The task:
Leave out the pictures; transcribe all else exactly.

Given material:
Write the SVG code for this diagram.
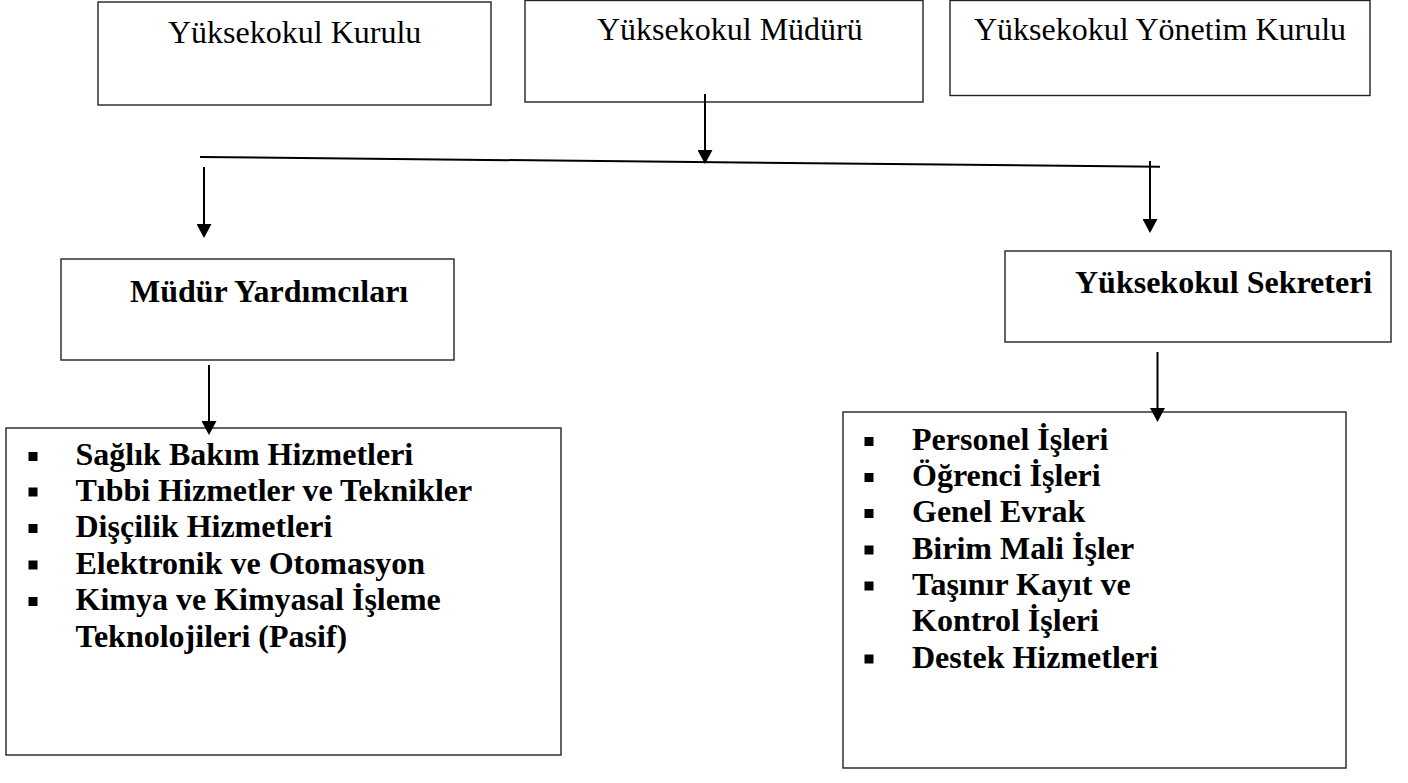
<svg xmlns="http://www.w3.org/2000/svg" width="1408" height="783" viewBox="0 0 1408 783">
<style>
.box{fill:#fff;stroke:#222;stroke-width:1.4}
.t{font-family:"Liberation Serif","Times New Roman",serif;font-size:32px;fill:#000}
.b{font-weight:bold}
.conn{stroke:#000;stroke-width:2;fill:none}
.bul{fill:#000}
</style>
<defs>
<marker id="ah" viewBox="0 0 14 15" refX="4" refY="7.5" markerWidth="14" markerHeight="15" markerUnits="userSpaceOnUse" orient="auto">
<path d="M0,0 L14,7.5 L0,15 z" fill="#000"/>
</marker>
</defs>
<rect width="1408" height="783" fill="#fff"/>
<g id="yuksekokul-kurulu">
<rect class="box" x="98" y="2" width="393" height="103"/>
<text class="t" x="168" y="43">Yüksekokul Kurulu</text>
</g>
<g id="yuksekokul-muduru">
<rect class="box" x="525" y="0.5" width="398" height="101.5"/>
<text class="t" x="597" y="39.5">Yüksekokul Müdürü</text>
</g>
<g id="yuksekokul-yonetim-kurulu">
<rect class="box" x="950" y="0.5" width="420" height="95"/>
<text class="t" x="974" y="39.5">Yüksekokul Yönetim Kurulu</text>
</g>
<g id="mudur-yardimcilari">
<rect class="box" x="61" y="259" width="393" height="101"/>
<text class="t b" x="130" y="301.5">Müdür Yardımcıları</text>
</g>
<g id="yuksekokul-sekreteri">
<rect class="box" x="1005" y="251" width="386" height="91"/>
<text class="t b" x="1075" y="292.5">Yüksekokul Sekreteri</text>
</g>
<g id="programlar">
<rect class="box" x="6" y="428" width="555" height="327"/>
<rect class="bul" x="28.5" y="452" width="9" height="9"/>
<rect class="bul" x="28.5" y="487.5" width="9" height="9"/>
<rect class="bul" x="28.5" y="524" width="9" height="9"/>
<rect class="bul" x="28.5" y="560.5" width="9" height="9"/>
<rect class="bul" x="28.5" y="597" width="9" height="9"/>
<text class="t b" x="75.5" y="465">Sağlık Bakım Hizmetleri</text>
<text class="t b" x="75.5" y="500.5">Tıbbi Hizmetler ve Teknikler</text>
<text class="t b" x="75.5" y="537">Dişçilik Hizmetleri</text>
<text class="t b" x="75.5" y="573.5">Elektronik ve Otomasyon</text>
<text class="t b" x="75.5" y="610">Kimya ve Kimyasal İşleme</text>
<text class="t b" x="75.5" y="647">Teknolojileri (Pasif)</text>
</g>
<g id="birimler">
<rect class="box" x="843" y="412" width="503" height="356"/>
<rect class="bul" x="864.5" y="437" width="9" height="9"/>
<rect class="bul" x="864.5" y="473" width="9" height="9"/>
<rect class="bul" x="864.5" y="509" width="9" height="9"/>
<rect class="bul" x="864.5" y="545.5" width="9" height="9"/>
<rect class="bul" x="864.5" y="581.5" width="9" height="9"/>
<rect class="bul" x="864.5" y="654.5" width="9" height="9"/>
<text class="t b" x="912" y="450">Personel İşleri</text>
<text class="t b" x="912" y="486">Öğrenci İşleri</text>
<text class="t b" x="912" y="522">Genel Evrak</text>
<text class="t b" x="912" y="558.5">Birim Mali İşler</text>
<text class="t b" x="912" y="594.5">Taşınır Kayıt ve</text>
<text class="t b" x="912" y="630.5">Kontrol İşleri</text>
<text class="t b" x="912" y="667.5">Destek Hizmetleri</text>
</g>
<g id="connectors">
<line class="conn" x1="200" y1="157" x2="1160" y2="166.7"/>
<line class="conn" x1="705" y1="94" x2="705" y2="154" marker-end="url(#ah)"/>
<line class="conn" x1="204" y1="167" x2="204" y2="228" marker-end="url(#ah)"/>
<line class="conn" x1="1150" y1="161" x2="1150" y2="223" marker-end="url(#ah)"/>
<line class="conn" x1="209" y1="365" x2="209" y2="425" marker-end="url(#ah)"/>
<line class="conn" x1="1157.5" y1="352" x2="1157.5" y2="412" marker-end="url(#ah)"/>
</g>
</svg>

Task result:
Write the SVG code for this diagram.
<svg xmlns="http://www.w3.org/2000/svg" width="1408" height="783" viewBox="0 0 1408 783">
<style>
.box{fill:#fff;stroke:#222;stroke-width:1.4}
.t{font-family:"Liberation Serif","Times New Roman",serif;font-size:32px;fill:#000}
.b{font-weight:bold}
.conn{stroke:#000;stroke-width:2;fill:none}
.bul{fill:#000}
</style>
<defs>
<marker id="ah" viewBox="0 0 14 15" refX="4" refY="7.5" markerWidth="14" markerHeight="15" markerUnits="userSpaceOnUse" orient="auto">
<path d="M0,0 L14,7.5 L0,15 z" fill="#000"/>
</marker>
</defs>
<rect width="1408" height="783" fill="#fff"/>
<g id="yuksekokul-kurulu">
<rect class="box" x="98" y="2" width="393" height="103"/>
<text class="t" x="168" y="43">Yüksekokul Kurulu</text>
</g>
<g id="yuksekokul-muduru">
<rect class="box" x="525" y="0.5" width="398" height="101.5"/>
<text class="t" x="597" y="39.5">Yüksekokul Müdürü</text>
</g>
<g id="yuksekokul-yonetim-kurulu">
<rect class="box" x="950" y="0.5" width="420" height="95"/>
<text class="t" x="974" y="39.5">Yüksekokul Yönetim Kurulu</text>
</g>
<g id="mudur-yardimcilari">
<rect class="box" x="61" y="259" width="393" height="101"/>
<text class="t b" x="130" y="301.5">Müdür Yardımcıları</text>
</g>
<g id="yuksekokul-sekreteri">
<rect class="box" x="1005" y="251" width="386" height="91"/>
<text class="t b" x="1075" y="292.5">Yüksekokul Sekreteri</text>
</g>
<g id="programlar">
<rect class="box" x="6" y="428" width="555" height="327"/>
<rect class="bul" x="28.5" y="452" width="9" height="9"/>
<rect class="bul" x="28.5" y="487.5" width="9" height="9"/>
<rect class="bul" x="28.5" y="524" width="9" height="9"/>
<rect class="bul" x="28.5" y="560.5" width="9" height="9"/>
<rect class="bul" x="28.5" y="597" width="9" height="9"/>
<text class="t b" x="75.5" y="465">Sağlık Bakım Hizmetleri</text>
<text class="t b" x="75.5" y="500.5">Tıbbi Hizmetler ve Teknikler</text>
<text class="t b" x="75.5" y="537">Dişçilik Hizmetleri</text>
<text class="t b" x="75.5" y="573.5">Elektronik ve Otomasyon</text>
<text class="t b" x="75.5" y="610">Kimya ve Kimyasal İşleme</text>
<text class="t b" x="75.5" y="647">Teknolojileri (Pasif)</text>
</g>
<g id="birimler">
<rect class="box" x="843" y="412" width="503" height="356"/>
<rect class="bul" x="864.5" y="437" width="9" height="9"/>
<rect class="bul" x="864.5" y="473" width="9" height="9"/>
<rect class="bul" x="864.5" y="509" width="9" height="9"/>
<rect class="bul" x="864.5" y="545.5" width="9" height="9"/>
<rect class="bul" x="864.5" y="581.5" width="9" height="9"/>
<rect class="bul" x="864.5" y="654.5" width="9" height="9"/>
<text class="t b" x="912" y="450">Personel İşleri</text>
<text class="t b" x="912" y="486">Öğrenci İşleri</text>
<text class="t b" x="912" y="522">Genel Evrak</text>
<text class="t b" x="912" y="558.5">Birim Mali İşler</text>
<text class="t b" x="912" y="594.5">Taşınır Kayıt ve</text>
<text class="t b" x="912" y="630.5">Kontrol İşleri</text>
<text class="t b" x="912" y="667.5">Destek Hizmetleri</text>
</g>
<g id="connectors">
<line class="conn" x1="200" y1="157" x2="1160" y2="166.7"/>
<line class="conn" x1="705" y1="94" x2="705" y2="154" marker-end="url(#ah)"/>
<line class="conn" x1="204" y1="167" x2="204" y2="228" marker-end="url(#ah)"/>
<line class="conn" x1="1150" y1="161" x2="1150" y2="223" marker-end="url(#ah)"/>
<line class="conn" x1="209" y1="365" x2="209" y2="425" marker-end="url(#ah)"/>
<line class="conn" x1="1157.5" y1="352" x2="1157.5" y2="412" marker-end="url(#ah)"/>
</g>
</svg>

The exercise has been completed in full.